Two years ago I left Vancouver to start a new life in Auckland and somehow became a cycling advocate. I’m not quite sure how that happened.
My husband sold me on Auckland’s North Shore by pointing out the Lake Road bike lane and telling me how “bike friendly” it was. When I rode to Devonport one afternoon I could not find any bike parking. Politely I greeted the lady at the isite with my customary Canadian hello “Sorry…” and “my husband told me this was a great place to cycle but I can’t find a place to lock my bike. Do I have to go to the ferry building?”

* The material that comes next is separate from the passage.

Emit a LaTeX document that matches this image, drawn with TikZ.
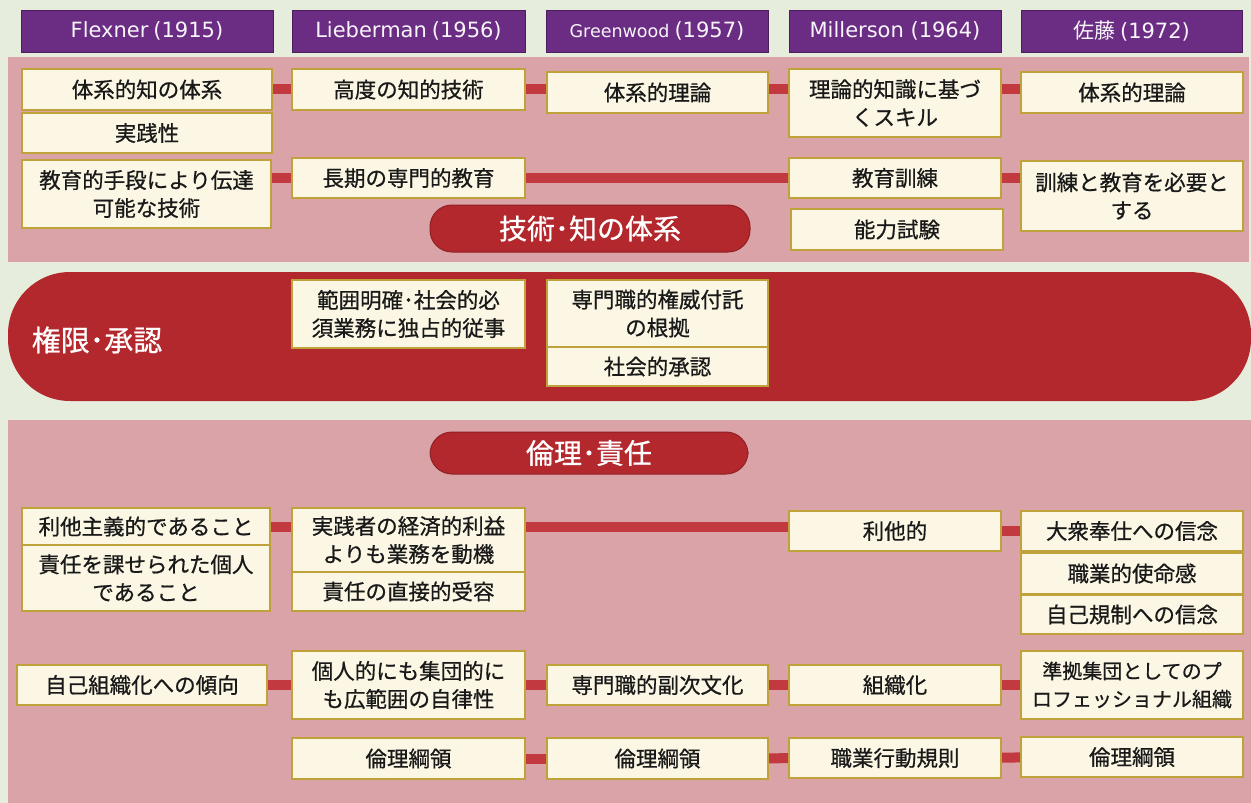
\documentclass[tikz,border=0pt]{standalone}
\usepackage{fontspec}
\newfontfamily\jp[FakeBold=0.7]{Noto Sans CJK JP}
\newfontfamily\jpp{Noto Sans CJK JP}
\newfontfamily\hd{DejaVu Sans}
\definecolor{bgc}{HTML}{E6EDDD}
\definecolor{pinkp}{HTML}{D9A3A8}
\definecolor{darkred}{HTML}{B3282D}
\definecolor{purp}{HTML}{6B2C83}
\definecolor{boxfill}{HTML}{FBF7E4}
\definecolor{boxedge}{HTML}{BFA33A}
\definecolor{connc}{HTML}{C23A40}
\pgfdeclarelayer{bglayer}
\pgfdeclarelayer{connlayer}
\pgfsetlayers{bglayer,connlayer,main}
\newcommand\bx[7][box]{\node[#1,minimum width={#5pt-#3pt},minimum height={#6pt-#4pt}] (#2) at ({(#3+#5)/2},{(#4+#6)/2}) {#7};}
\newcommand\yr[1]{\hspace{5pt}(#1)}
\begin{document}
\begin{tikzpicture}[x=1pt,y=-1pt,
 box/.style={draw=boxedge,line width=1.6pt,fill=boxfill,inner sep=0pt,align=center,text=black!90,font=\jp\fontsize{21.5}{28}\selectfont},
 head/.style={draw=purp!70!black,line width=0.8pt,fill=purp,text=white!95!purp,inner sep=0pt,font=\hd\fontsize{21}{24}\selectfont},
 pill/.style={fill=darkred,draw=darkred!80!black,line width=1pt,rounded corners=22pt,text=white,inner sep=0pt,font=\jp\fontsize{28}{30}\selectfont},
 bandstyle/.style={fill=darkred,draw=none,rounded corners=62pt,inner sep=0pt},
 link/.style={draw=connc,line width=10pt}]
\begin{pgfonlayer}{bglayer}
\fill[bgc] (0,0) rectangle (1251,803);
\fill[pinkp] (8,57) rectangle (1249,262);
\fill[pinkp] (8,420) rectangle (1251,803);
\end{pgfonlayer}
\useasboundingbox (0,0) rectangle (1251,803);
% headers
\bx[head]{h1}{21}{10}{273}{52}{Flexner\yr{1915}}
\bx[head]{h2}{292}{10}{525}{52}{Lieberman\yr{1956}}
\bx[head]{h3}{546}{10}{768}{52}{{\fontsize{17.5}{18}\selectfont Greenwood}\yr{1957}}
\bx[head]{h4}{789}{10}{1001}{52}{Millerson (1964)}
\bx[head]{h5}{1021}{10}{1242}{52}{{\jpp 佐藤}\yr{1972}}
% top section
\bx{f1}{22}{69}{272}{110}{体系的知の体系}
\bx{f2}{22}{113}{272}{153}{実践性}
\bx{f3}{22}{160}{271}{228}{教育的手段により伝達\\可能な技術}
\bx{l1}{292}{69}{525}{110}{高度の知的技術}
\bx{l2}{292}{158}{525}{198}{長期の専門的教育}
\bx{g1}{547}{72}{768}{113}{体系的理論}
\bx{m1}{789}{69}{1001}{137}{理論的知識に基づ\\くスキル}
\bx{m2}{789}{158}{1001}{198}{教育訓練}
\bx{m3}{791}{209}{1003}{250}{能力試験}
\bx{s1}{1021}{72}{1243}{113}{体系的理論}
\bx{s2}{1021}{161}{1243}{231}{訓練と教育を必要と\\する}
\bx[pill]{p1}{430}{205}{750}{252}{技術･知の体系}
% middle band
\node[bandstyle,minimum width=1243pt,minimum height=129pt] (band) at (629.5,336.5) {};
\node[text=white,inner sep=0pt,font=\jp\fontsize{29}{30}\selectfont] (auth) at (97,340) {権限･承認};
\bx{a1}{292}{280}{525}{348}{範囲明確･社会的必\\須業務に独占的従事}
\bx{a2}{547}{280}{768}{347}{専門職的権威付託\\の根拠}
\bx{a3}{547}{347}{768}{386}{社会的承認}
% lower section
\bx[pill]{p2}{430}{432}{748}{474}{倫理･責任}
\bx{e1}{22}{508}{270}{545}{利他主義的であること}
\bx{e2}{22}{545}{270}{611}{責任を課せられた個人\\であること}
\bx{e3}{292}{508}{525}{572}{実践者の経済的利益\\よりも業務を動機}
\bx{e4}{292}{572}{525}{611}{責任の直接的受容}
\bx{e5}{789}{511}{1001}{551}{利他的}
\bx{e6}{1021}{511}{1243}{551}{大衆奉仕への信念}
\bx{e7}{1021}{553}{1243}{594}{職業的使命感}
\bx{e8}{1021}{595}{1243}{634}{自己規制への信念}
\bx{o1}{17}{665}{267}{705}{自己組織化への傾向}
\bx{o2}{292}{651}{525}{719}{個人的にも集団的に\\も広範囲の自律性}
\bx{o3}{547}{665}{768}{705}{専門職的副次文化}
\bx{o4}{789}{665}{1001}{705}{組織化}
\bx[box,font=\jp\fontsize{20}{28}\selectfont]{o5}{1021}{651}{1243}{719}{準拠集団としてのプ\\ロフェッショナル組織}
\bx{c1}{292}{738}{525}{779}{倫理綱領}
\bx{c2}{547}{738}{768}{779}{倫理綱領}
\bx{c3}{789}{738}{1001}{778}{職業行動規則}
\bx{c4}{1021}{737}{1243}{777}{倫理綱領}
\coordinate (r1) at (0,89);
\coordinate (r3) at (0,178);
\coordinate (ra) at (0,527);
\begin{pgfonlayer}{connlayer}
\draw[link] (r1 -| f1.east) -- (r1 -| l1.west);
\draw[link] (r1 -| l1.east) -- (r1 -| g1.west);
\draw[link] (r1 -| g1.east) -- (r1 -| m1.west);
\draw[link] (r1 -| m1.east) -- (r1 -| s1.west);
\draw[link] (r3 -| f3.east) -- (r3 -| l2.west);
\draw[link] (l2) -- (m2);
\draw[link] (m2) -- (m2 -| s2.west);
\draw[link] (ra -| e1.east) -- (ra -| e3.west);
\draw[link] (ra -| e3.east) -- (ra -| e5.west);
\draw[link] (e5) -- (e6);
\draw[link] (o1) -- (o2);
\draw[link] (o2) -- (o3);
\draw[link] (o3) -- (o4);
\draw[link] (o4) -- (o5);
\draw[link] (c1) -- (c2);
\draw[link] (c2) -- (c3);
\draw[link] (c3) -- (c4);
\end{pgfonlayer}
\end{tikzpicture}
\end{document}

The very kind woman chuckled and a glimmer came to her eye “Oh, dear, don’t you read the Flagstaff, we don’t like cyclists here.” She was very sweet and helpful but her inside joke was a glimpse of truth. After three weeks of complaining I think everyone was tired of me putting home higher and higher on the pedestal. Then one day my husband and I were in a local bike shop and the owner said “well they have this group… Cycle Action Auckland.” And here I am, returning to Vancouver a “cycling advocate.”

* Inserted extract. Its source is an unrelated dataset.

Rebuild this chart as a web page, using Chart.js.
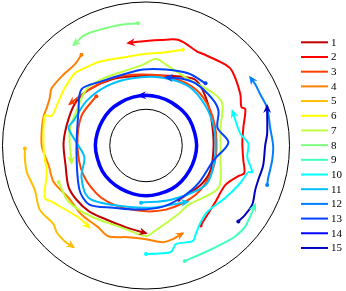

I loved living in Vancouver, and in particular the 5 years I spent adjacent to 10th Avenue. Tenth Avenue is a key arterial cycling route and thousands of cyclists ride it daily. After years of renting a bike in every country I traveled to I made the connection that cycling was something I could also do at home. It started with renting a bike to ride Stanley Park. I progressed from a $50 granny bike to a gorgeous Dahon Glide. Trips for ice-cream, became dinner downtown with friends, then trips to the market or garden shop. It took another four years to realize I rode each weekend by the train that stopped a block from the studio where I worked – *light bulb* I could ride to work and take the skytrain.
Like me, Vancouver’s love affair with bikes didn’t happen over night. But suddenly there it was and you could not imagine one without the other. When I get frustrated with Auckland’s movement I try to remember how long that transition took. I remind myself that my first granny bike was only used 3 times and had to be replaced because I moved apartments and forgot it was downstairs in the bike room!

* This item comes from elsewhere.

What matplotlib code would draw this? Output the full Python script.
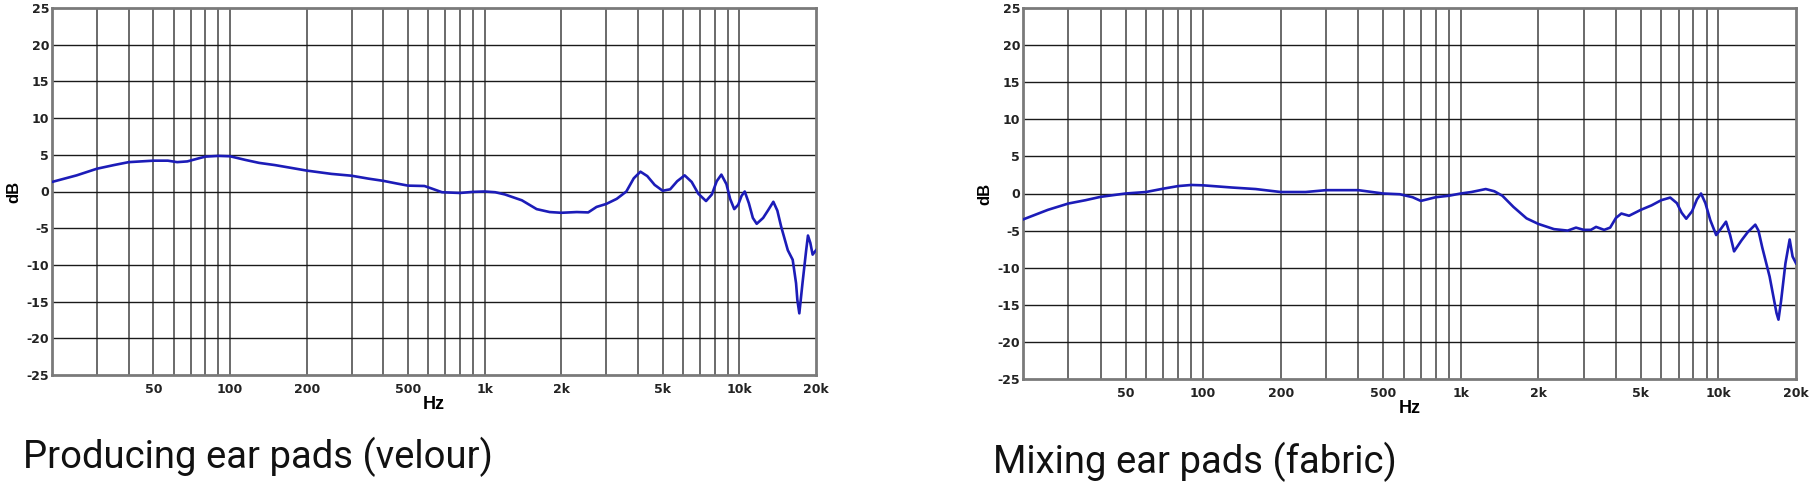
import numpy as np
import matplotlib
matplotlib.use("Agg")
import matplotlib.pyplot as plt
from matplotlib.ticker import FixedLocator, NullFormatter

# ---- data
freq_velour = [20, 25, 30, 35, 40, 50, 57, 62, 68, 75, 80, 90, 100, 115, 130, 150, 175,
               200, 250, 300, 350, 400, 450, 500, 580, 620, 680, 800, 900, 1000, 1100,
               1200, 1400, 1600, 1800, 2000, 2300, 2550, 2750, 3000, 3300, 3600, 3850,
               4090, 4350, 4650, 5000, 5350, 5700, 6100, 6500, 6900, 7400, 7800, 8150,
               8500, 8900, 9200, 9550, 9900, 10200, 10500, 10900, 11300, 11700, 12400,
               13000, 13600, 14100, 14600, 15500, 16200, 16700, 16900, 17200, 17700,
               18300, 18600, 19000, 19400, 20000]
db_velour = [1.3, 2.2, 3.1, 3.6, 4.0, 4.2, 4.2, 4.0, 4.1, 4.5, 4.75, 4.85, 4.8, 4.3, 3.9,
             3.6, 3.2, 2.85, 2.4, 2.15, 1.75, 1.45, 1.1, 0.8, 0.75, 0.4, -0.1, -0.2, -0.05,
             0.0, -0.1, -0.4, -1.2, -2.4, -2.8, -2.9, -2.8, -2.85, -2.1, -1.7, -1.0, 0.0,
             1.8, 2.7, 2.1, 0.9, 0.1, 0.3, 1.4, 2.2, 1.3, -0.3, -1.3, -0.4, 1.4, 2.3, 1.0,
             -1.0, -2.4, -1.8, -0.6, 0.0, -1.6, -3.6, -4.4, -3.6, -2.5, -1.4, -2.6, -4.8,
             -8.0, -9.3, -12.5, -14.8, -16.6, -12.5, -8.0, -6.0, -7.0, -8.6, -8.0]

freq_fabric = [20, 25, 30, 35, 40, 50, 60, 70, 80, 90, 100, 130, 160, 200, 250, 300, 400,
               500, 580, 650, 700, 800, 900, 1000, 1100, 1250, 1350, 1450, 1600, 1800,
               2000, 2300, 2600, 2800, 3000, 3200, 3350, 3600, 3800, 4000, 4200, 4500,
               5000, 5500, 6000, 6500, 6900, 7200, 7500, 7900, 8250, 8560, 8900, 9300,
               9800, 10300, 10700, 11100, 11500, 12300, 13000, 13900, 14300, 14800,
               15800, 16800, 17100, 17500, 18200, 18900, 19400, 20000]
db_fabric = [-3.5, -2.2, -1.35, -0.9, -0.45, 0.0, 0.2, 0.65, 1.0, 1.15, 1.1, 0.8, 0.6,
             0.2, 0.2, 0.45, 0.45, 0.0, -0.1, -0.5, -1.0, -0.5, -0.3, 0.0, 0.2, 0.6, 0.3,
             -0.3, -1.8, -3.35, -4.1, -4.8, -5.0, -4.6, -4.9, -4.9, -4.5, -4.9, -4.6,
             -3.3, -2.7, -3.0, -2.2, -1.6, -0.9, -0.55, -1.3, -2.6, -3.4, -2.4, -0.8, 0.0,
             -1.3, -3.6, -5.6, -4.6, -3.8, -5.6, -7.8, -6.3, -5.2, -4.2, -5.0, -7.3,
             -11.2, -16.1, -17.0, -14.5, -9.4, -6.2, -8.5, -9.4]

captions = ["Producing ear pads (velour)", "Mixing ear pads (fabric)"]
xtick_vals = [50, 100, 200, 500, 1000, 2000, 5000, 10000, 20000]
xtick_labels = ["50", "100", "200", "500", "1k", "2k", "5k", "10k", "20k"]
ytick_vals = list(range(-25, 30, 5))
grid_freqs = [m * 10 ** e for e in (1, 2, 3) for m in range(1, 10)] + [10000, 20000]

W, H = 1817, 491
fig = plt.figure(figsize=(W / 100, H / 100), dpi=100)

# axes boxes in pixels: left, top, right, bottom
boxes = [(52, 8, 816, 375), (1023, 8, 1796, 379)]
caption_xy = [(23, 468), (993, 473)]
series = [(freq_velour, db_velour), (freq_fabric, db_fabric)]

for (l, t, r, b), (f, d), cap, (cx, cy) in zip(boxes, series, captions, caption_xy):
    ax = fig.add_axes([l / W, 1 - b / H, (r - l) / W, (b - t) / H])
    ax.set_xscale("log")
    ax.set_xlim(20, 20000)
    ax.set_ylim(-25, 25)

    for g in grid_freqs:
        if 20 < g < 20000:
            ax.axvline(g, color="#6a6a6a", lw=1.4, zorder=1)
    for y in ytick_vals[1:-1]:
        ax.axhline(y, color="#1a1a1a", lw=1.0, zorder=1)

    ax.plot(f, d, color="#1c1cb8", lw=1.9, zorder=3)

    ax.xaxis.set_major_locator(FixedLocator(xtick_vals))
    ax.set_xticklabels(xtick_labels, family=["Liberation Sans Narrow", "DejaVu Sans"],
                       fontweight="bold", fontsize=9, color="#222222")
    ax.xaxis.set_minor_formatter(NullFormatter())
    ax.set_yticks(ytick_vals)
    ax.set_yticklabels([str(v) for v in ytick_vals], family=["Liberation Sans Narrow", "DejaVu Sans"],
                       fontweight="bold", fontsize=9, color="#222222")
    ax.tick_params(which="both", length=0)
    ax.tick_params(axis="x", pad=6)
    ax.tick_params(axis="y", pad=2)

    for s in ax.spines.values():
        s.set_color("#7a7a7a")
        s.set_linewidth(2)

    ax.set_xlabel("Hz", family=["Liberation Sans", "DejaVu Sans"], fontweight="bold",
                  fontsize=13, labelpad=0)
    ax.set_ylabel("dB", family=["Liberation Sans", "DejaVu Sans"], fontweight="bold",
                  fontsize=12, labelpad=4)

    fig.text(cx / W, 1 - cy / H, cap, family=["Roboto", "DejaVu Sans"], fontsize=27.5,
             color="#111111", ha="left", va="baseline")

fig.savefig("out.png", dpi=100, facecolor="white")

I’m home this month to attend the Velo-city global bike conference. Tomorrow I’m presenting an abstract with Glen Koorey, CAN/Canterbury University, on CAN & BikeNZ’s Safer Cycling Programme. I’ve spent the last 15 months working on the development of Road User Workshops and investigating new approaches to Share the Road.
I’ll be reporting back all this week on the conference, initiatives from around the world, and my Velo-city, Vancouver.